I'd stick with the SE alternator to match what you had originally, and see how that works. It's entirely possible that another alternator from another model may fit, but the wiring on that connector may be reversed, meaning that your battery light would always be on, and the alternator wouldn't have its battery sense input, and would constantly output higher than expected voltage. Without comparing wiring diagrams for those specific models, I can't be sure.
2015-09-16 02:28:54
#7
Perhaps adding a grounding strap won't hurt. The reman alternator I got from rock auto came with the little bolt to ground it. Defnately need to perform a voltage test though. I suspect it's not just the alternator, a 90a should have worked just fine as the light goes by voltage and not amperage, and the alternator is regulated. Pull fsm and look up charging.

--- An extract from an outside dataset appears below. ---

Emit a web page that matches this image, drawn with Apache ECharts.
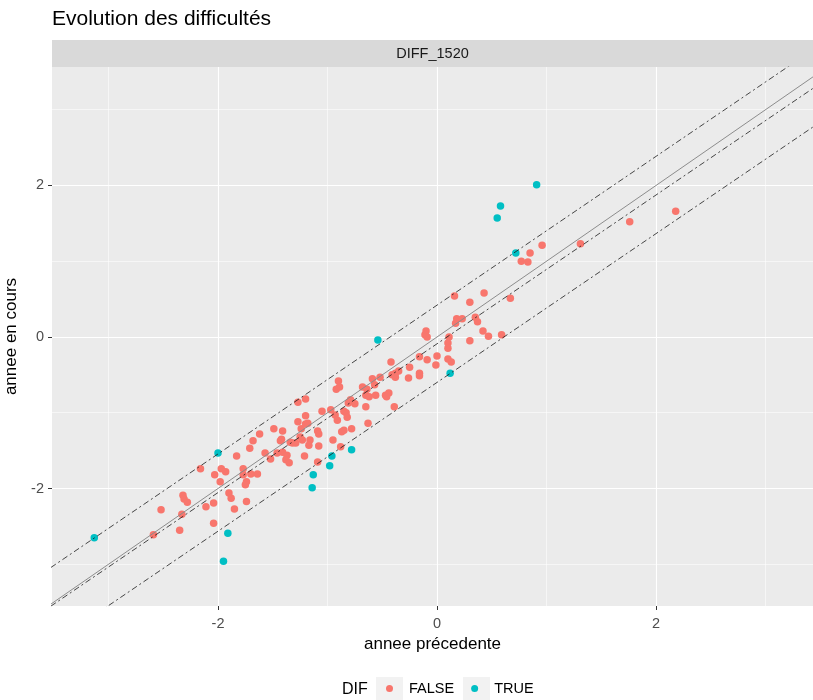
<!DOCTYPE html>
<html>
<head>
<meta charset="utf-8">
<script src="https://cdn.jsdelivr.net/npm/echarts@6/dist/echarts.min.js"></script>
<style>
  html, body { margin: 0; padding: 0; background: #ffffff; }
  #chart { width: 813px; height: 700px; }
</style>
</head>
<body>
<div id="chart"></div>
<script>
// Scores: previous year (x) vs current year (y), split by DIF flag
const prevFalse = [2.18, 1.76, 1.31, 0.96, 0.85, 0.77, 0.83, 0.16, 0.43, 0.30, 0.67, 0.35, 0.37, 0.17, 0.18, 0.23, 0.42, 0.47, 0.59, 0.30,
  0.11, -0.10, -0.11, -0.09, 0.10, 0.10, 0.00, -0.09, -0.01, 0.10, 0.13, -0.16, -0.42, -0.25, -0.16, -0.16, -0.26, -0.35, -0.38, -0.41,
  -0.38, -0.52, -0.59, -0.90, -0.92, -0.89, -0.68, -0.64, -0.65, -0.62, -0.57, -0.56, -0.47, -0.44, -0.46, -0.79, -0.81, -0.75, -0.65, -0.39,
  -1.27, -1.20, -1.05, -0.97, -0.93, -0.91, -0.85, -0.83, -0.82, -1.20, -1.27, -1.20, -1.18, -0.63, -1.49, -1.41, -1.24, -1.09, -1.08, -0.85,
  -0.87, -0.78, -1.62, -1.68, -1.43, -1.42, -1.34, -1.32, -1.29, -1.25, -1.23, -1.16, -1.17, -0.95, -0.88, -1.08, -1.71, -1.57, -1.46, -1.41,
  -1.37, -1.38, -1.35, -1.52, -1.21, -1.09, -1.83, -1.77, -1.77, -1.70, -1.64, -1.74, -1.75, -2.16, -2.03, -1.97, -1.93, -1.98, -1.90, -1.88,
  -1.85, -1.74, -2.04, -2.11, -2.32, -2.31, -2.28, -2.52, -2.33, -2.04, -2.35, -2.59];
const curFalse = [1.66, 1.52, 1.23, 1.21, 1.11, 1.00, 0.99, 0.54, 0.58, 0.46, 0.51, 0.26, 0.20, 0.18, 0.24, 0.24, 0.08, 0.01, 0.03, -0.05,
  0.00, 0.08, 0.03, 0.00, -0.08, -0.15, -0.25, -0.30, -0.37, -0.29, -0.33, -0.26, -0.33, -0.40, -0.48, -0.51, -0.54, -0.45, -0.48, -0.50,
  -0.53, -0.53, -0.55, -0.58, -0.69, -0.66, -0.66, -0.69, -0.77, -0.79, -0.63, -0.77, -0.77, -0.74, -0.79, -0.83, -0.87, -0.88, -0.92, -0.92,
  -0.86, -0.82, -0.98, -0.96, -1.03, -1.10, -0.98, -1.00, -1.06, -1.04, -1.12, -1.15, -1.14, -1.14, -1.21, -1.24, -1.21, -1.24, -1.28, -1.23,
  -1.25, -1.21, -1.28, -1.37, -1.37, -1.35, -1.39, -1.40, -1.40, -1.32, -1.36, -1.36, -1.43, -1.36, -1.45, -1.44, -1.47, -1.53, -1.53, -1.52,
  -1.56, -1.62, -1.66, -1.61, -1.57, -1.65, -1.57, -1.74, -1.82, -1.81, -1.81, -1.91, -1.95, -1.74, -1.82, -1.74, -1.78, -1.91, -2.06, -2.13,
  -2.27, -2.17, -2.19, -2.24, -2.09, -2.14, -2.18, -2.28, -2.34, -2.46, -2.55, -2.61];
const prevTrue = [-3.13, -2.00, -1.91, -1.95, -1.13, -1.14, -0.98, -0.96, -0.78, -0.54, 0.12, 0.72, 0.55, 0.58, 0.91];
const curTrue  = [-2.65, -1.53, -2.59, -2.96, -1.82, -1.99, -1.70, -1.57, -1.49, -0.04, -0.48, 1.11, 1.57, 1.73, 2.01];

// Reference lines y = a + b*x : identity, fitted line, and its upper / lower band
const refNames      = ['identite', 'ajustement', 'borne haute', 'borne basse'];
const refIntercepts = [0, -0.09, 0.42, -0.60];
const refSlopes     = [1, 0.982, 0.982, 0.982];

// Axis ranges and breaks
const xRange = [-3.516, 3.434];
const yRange = [-3.551, 3.564];
const majorBreaks = [-2, 0, 2];
const minorBreaks = [-3, -1, 1, 3];

const FONT = 'Arial, "Liberation Sans", sans-serif';
const COL_FALSE = '#F8766D';
const COL_TRUE = '#00BFC4';

const zip = (xs, ys) => xs.map((x, i) => [x, ys[i]]);

const refSeries = refNames.map((name, i) => {
  const a = refIntercepts[i], b = refSlopes[i];
  const isIdentity = i === 0;
  return {
    name: name,
    type: 'line',
    data: [[xRange[0] - 1, a + b * (xRange[0] - 1)], [xRange[1] + 1, a + b * (xRange[1] + 1)]],
    showSymbol: false,
    symbol: 'none',
    clip: true,
    silent: true,
    z: 5,
    lineStyle: isIdentity
      ? { color: '#8c8c8c', width: 1, type: 'solid' }
      : { color: '#1a1a1a', width: 0.8, type: [2, 3, 6, 3] }
  };
});

const chart = echarts.init(document.getElementById('chart'), null, { renderer: 'canvas' });

const axisCommon = {
  axisLine: { show: false, onZero: false },
  splitLine: { show: true, lineStyle: { color: '#ffffff', width: 1.1 } },
  axisTick: { show: true, length: 4, lineStyle: { color: '#333333', width: 1 }, customValues: majorBreaks },
  axisLabel: { color: '#4d4d4d', fontSize: 14.5, fontFamily: FONT, customValues: majorBreaks },
  nameTextStyle: { color: '#000000', fontSize: 17, fontFamily: FONT }
};
const minorAxis = {
  type: 'value',
  axisLine: { show: false, onZero: false },
  axisLabel: { show: false },
  axisTick: { show: false, customValues: minorBreaks },
  splitLine: { show: true, lineStyle: { color: '#ffffff', width: 0.55 } }
};

chart.setOption({
  animation: false,
  backgroundColor: '#ffffff',
  title: {
    text: 'Evolution des difficultés',
    left: 52, top: 9, padding: 0,
    textStyle: { color: '#000000', fontSize: 21, fontWeight: 'normal', fontFamily: FONT }
  },
  grid: {
    left: 52, right: 0, top: 67, bottom: 94,
    show: true, backgroundColor: '#EBEBEB', borderWidth: 0,
    containLabel: false,
    outerBoundsMode: 'none'
  },
  xAxis: [
    Object.assign({}, axisCommon, {
      type: 'value', min: xRange[0], max: xRange[1],
      name: 'annee précedente', nameLocation: 'middle', nameGap: 27,
      axisLabel: Object.assign({}, axisCommon.axisLabel, { margin: 10 })
    }),
    Object.assign({}, minorAxis, { min: xRange[0], max: xRange[1], position: 'top' })
  ],
  yAxis: [
    Object.assign({}, axisCommon, {
      type: 'value', min: yRange[0], max: yRange[1],
      name: 'annee en cours', nameLocation: 'middle', nameGap: 25,
      axisLabel: Object.assign({}, axisCommon.axisLabel, { margin: 8 })
    }),
    Object.assign({}, minorAxis, { min: yRange[0], max: yRange[1], position: 'right' })
  ],
  legend: {
    data: ['FALSE', 'TRUE'],
    orient: 'horizontal',
    left: 386, top: 681, padding: 0,
    icon: 'circle',
    itemWidth: 7, itemHeight: 7,
    itemGap: 17,
    textStyle: { color: '#000000', fontSize: 14.5, fontFamily: FONT, padding: [0, 0, 0, 11] }
  },
  graphic: [
    { type: 'rect', x: 52, y: 40, shape: { width: 761, height: 27 }, style: { fill: '#D9D9D9' }, silent: true, z: -1 },
    { type: 'text', x: 432.5, y: 54, style: { text: 'DIFF_1520', fill: '#1a1a1a', font: '14.5px ' + FONT, align: 'center', verticalAlign: 'middle' }, silent: true },
    { type: 'text', x: 342, y: 690, style: { text: 'DIF', fill: '#000000', font: '16px ' + FONT, align: 'left', verticalAlign: 'middle' }, silent: true },
    { type: 'rect', x: 376, y: 677, shape: { width: 27, height: 27 }, style: { fill: '#F2F2F2' }, silent: true, z: -1 },
    { type: 'rect', x: 463, y: 677, shape: { width: 27, height: 27 }, style: { fill: '#F2F2F2' }, silent: true, z: -1 }
  ],
  series: [
    {
      name: 'FALSE', type: 'scatter', data: zip(prevFalse, curFalse),
      symbol: 'circle', symbolSize: 7.5,
      itemStyle: { color: COL_FALSE, opacity: 1 }, z: 3
    },
    {
      name: 'TRUE', type: 'scatter', data: zip(prevTrue, curTrue),
      symbol: 'circle', symbolSize: 7.5,
      itemStyle: { color: COL_TRUE, opacity: 1 }, z: 3
    }
  ].concat(refSeries)
});
</script>
</body>
</html>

Http://www.nicoclub.com/FSM/Sentra/2002/sc.pdf
Last edited by zeneffect on 2015-09-16 at 02-34-59.
2015-09-16 03:28:19
#8
A strap probably wouldn't be a bad idea.

The other night I installed 2 different G20 90a alternators and they both seemed to work but the battery light stayed on. I went to the junkyard and grabbed 3 different LR1100 100a to test. Well I got home tonight and started thinking what Jimbo SE-r was saying about the wiring may be reversed and thought I would check before I removed the 90a. Wiring is exactly the same between the G20 and B15 SE. Started the car to put it in the garage and the battery light wasn't on... So I just put everything back together and drove it around and kept checking the voltage. So far so good. I'm guessing either the 2 pin plug had bad contact or the ground had bad contact. So the 90a and 100a seem to be compatible. I'll just keep running the 90a until I have a problem. Maybe I'll check the other 100a alternators out in the G20's and see how they work out.